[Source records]
Start
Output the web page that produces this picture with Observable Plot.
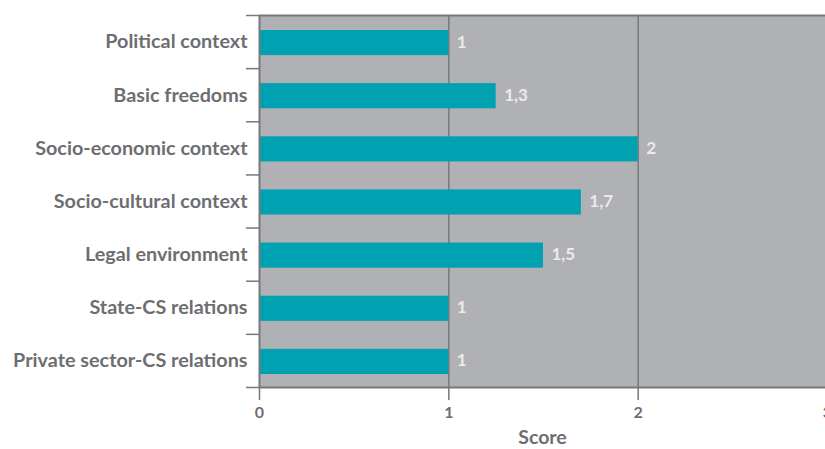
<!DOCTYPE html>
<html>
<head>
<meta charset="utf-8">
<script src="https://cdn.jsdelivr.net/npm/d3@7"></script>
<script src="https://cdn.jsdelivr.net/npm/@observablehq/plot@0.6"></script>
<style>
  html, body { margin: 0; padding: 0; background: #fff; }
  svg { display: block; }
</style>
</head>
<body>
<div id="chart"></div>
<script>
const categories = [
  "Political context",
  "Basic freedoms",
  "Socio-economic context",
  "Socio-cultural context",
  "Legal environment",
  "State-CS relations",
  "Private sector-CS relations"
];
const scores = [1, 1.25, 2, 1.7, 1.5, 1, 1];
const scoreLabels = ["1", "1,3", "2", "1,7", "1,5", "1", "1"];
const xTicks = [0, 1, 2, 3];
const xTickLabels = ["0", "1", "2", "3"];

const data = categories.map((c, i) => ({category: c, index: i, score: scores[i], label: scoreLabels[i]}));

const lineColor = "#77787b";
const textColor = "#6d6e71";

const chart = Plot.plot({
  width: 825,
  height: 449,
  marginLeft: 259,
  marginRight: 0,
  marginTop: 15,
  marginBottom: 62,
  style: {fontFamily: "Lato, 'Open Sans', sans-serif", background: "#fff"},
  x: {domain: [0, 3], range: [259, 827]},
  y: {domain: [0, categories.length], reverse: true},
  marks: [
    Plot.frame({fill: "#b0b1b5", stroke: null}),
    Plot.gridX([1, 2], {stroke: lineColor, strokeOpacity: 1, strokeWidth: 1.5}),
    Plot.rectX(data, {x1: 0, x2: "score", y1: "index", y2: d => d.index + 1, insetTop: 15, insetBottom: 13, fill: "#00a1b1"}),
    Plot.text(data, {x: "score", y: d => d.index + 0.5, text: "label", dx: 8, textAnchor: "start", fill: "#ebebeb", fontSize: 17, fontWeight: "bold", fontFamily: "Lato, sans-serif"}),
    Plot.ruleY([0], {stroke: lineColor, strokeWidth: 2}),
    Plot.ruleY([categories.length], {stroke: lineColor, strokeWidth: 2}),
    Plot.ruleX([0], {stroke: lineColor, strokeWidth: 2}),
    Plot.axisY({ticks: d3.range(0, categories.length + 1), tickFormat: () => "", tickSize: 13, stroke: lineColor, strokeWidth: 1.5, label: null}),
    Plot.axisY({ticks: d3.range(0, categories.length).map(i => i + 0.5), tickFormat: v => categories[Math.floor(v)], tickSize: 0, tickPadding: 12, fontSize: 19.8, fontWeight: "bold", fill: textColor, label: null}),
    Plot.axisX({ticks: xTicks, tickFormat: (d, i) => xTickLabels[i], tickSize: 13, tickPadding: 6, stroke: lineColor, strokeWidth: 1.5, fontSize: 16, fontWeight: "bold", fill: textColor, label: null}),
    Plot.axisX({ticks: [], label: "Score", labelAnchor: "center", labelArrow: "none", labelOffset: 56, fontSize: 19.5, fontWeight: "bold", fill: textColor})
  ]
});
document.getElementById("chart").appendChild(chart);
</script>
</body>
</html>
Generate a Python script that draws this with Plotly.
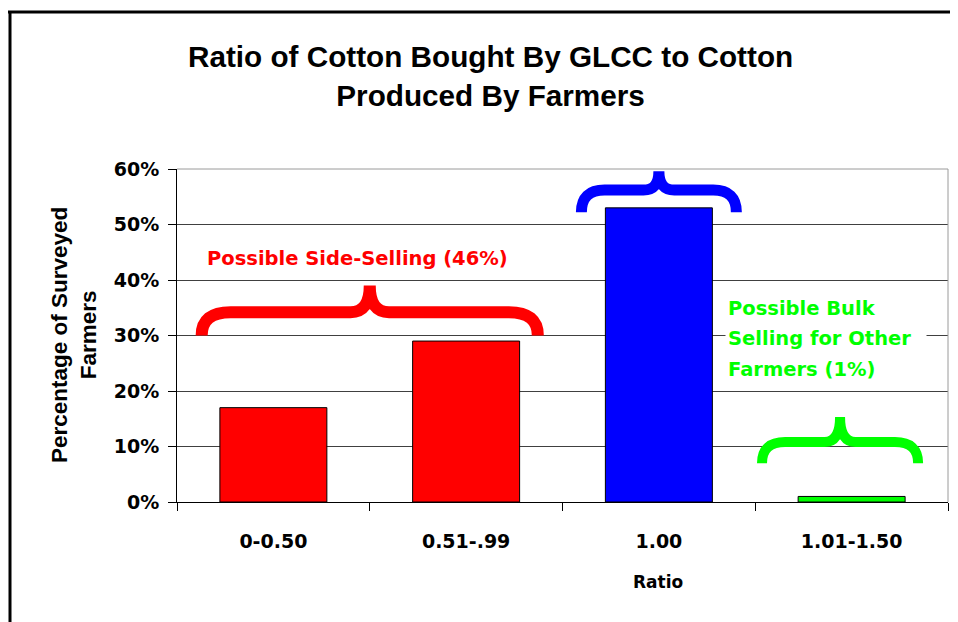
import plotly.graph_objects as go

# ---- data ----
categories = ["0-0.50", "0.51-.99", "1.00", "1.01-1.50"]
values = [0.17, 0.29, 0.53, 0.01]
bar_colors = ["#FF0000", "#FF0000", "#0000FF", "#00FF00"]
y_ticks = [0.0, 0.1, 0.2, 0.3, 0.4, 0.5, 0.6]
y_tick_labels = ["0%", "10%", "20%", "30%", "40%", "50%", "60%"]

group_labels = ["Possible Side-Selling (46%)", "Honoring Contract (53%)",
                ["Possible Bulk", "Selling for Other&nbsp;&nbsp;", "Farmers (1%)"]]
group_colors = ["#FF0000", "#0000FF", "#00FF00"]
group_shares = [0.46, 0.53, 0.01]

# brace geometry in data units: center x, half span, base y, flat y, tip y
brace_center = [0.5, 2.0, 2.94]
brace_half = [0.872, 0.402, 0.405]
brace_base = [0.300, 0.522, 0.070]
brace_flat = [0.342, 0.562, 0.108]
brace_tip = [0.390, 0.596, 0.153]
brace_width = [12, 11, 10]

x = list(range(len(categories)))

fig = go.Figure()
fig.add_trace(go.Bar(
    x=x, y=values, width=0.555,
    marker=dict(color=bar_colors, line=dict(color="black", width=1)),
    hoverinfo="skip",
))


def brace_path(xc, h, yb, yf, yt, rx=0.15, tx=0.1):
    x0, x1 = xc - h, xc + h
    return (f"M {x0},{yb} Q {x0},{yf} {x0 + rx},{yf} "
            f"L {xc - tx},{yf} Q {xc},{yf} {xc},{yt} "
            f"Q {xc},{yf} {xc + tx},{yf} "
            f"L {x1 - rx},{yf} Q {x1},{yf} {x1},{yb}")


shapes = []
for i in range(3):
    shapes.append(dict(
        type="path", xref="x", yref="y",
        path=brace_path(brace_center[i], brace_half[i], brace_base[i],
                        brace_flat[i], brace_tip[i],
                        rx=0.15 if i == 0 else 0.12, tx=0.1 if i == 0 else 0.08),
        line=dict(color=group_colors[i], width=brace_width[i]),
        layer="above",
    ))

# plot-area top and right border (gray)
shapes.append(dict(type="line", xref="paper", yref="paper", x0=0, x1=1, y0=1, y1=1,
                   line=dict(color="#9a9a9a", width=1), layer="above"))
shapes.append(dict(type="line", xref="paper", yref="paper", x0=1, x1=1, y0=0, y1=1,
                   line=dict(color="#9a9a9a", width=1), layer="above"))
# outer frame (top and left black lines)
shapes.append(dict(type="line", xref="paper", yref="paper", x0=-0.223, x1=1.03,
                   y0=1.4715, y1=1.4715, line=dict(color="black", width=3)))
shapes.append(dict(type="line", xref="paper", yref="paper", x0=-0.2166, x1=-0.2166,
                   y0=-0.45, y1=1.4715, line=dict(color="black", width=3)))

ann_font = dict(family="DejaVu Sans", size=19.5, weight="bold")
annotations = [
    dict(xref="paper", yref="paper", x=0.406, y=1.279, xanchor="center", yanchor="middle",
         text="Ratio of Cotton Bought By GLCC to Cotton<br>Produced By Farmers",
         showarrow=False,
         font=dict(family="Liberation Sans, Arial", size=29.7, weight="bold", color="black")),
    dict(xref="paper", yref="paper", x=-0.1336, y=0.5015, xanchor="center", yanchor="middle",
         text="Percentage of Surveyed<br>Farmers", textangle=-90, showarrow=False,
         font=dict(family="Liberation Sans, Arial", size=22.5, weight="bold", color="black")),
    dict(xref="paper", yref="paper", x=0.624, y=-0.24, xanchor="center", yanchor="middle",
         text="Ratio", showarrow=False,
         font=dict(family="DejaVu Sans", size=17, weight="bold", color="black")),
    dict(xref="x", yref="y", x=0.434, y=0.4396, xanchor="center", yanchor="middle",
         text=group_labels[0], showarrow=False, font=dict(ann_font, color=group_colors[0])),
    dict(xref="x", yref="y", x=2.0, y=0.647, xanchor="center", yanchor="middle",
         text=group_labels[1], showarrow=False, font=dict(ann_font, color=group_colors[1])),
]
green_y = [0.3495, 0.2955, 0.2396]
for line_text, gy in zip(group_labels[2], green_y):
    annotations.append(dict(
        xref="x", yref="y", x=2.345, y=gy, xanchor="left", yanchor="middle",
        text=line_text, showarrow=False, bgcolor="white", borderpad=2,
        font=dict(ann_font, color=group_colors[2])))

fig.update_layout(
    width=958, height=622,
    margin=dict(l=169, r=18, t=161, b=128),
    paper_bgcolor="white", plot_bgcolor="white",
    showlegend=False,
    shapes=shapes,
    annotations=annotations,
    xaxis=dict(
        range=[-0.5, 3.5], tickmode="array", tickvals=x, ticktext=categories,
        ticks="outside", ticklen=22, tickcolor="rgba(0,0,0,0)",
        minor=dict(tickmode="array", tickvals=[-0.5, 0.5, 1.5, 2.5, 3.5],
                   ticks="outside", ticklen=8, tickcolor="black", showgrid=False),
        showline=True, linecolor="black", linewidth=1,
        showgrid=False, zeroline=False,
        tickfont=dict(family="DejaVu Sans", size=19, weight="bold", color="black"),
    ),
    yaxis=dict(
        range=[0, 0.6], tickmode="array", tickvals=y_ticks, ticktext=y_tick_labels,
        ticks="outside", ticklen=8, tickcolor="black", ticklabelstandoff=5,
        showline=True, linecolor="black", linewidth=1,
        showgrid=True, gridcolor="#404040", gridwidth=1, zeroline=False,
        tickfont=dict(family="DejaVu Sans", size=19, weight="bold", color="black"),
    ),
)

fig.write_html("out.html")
End
Check each line above for the word "with" and give the number of lines that have it, nothing else.

2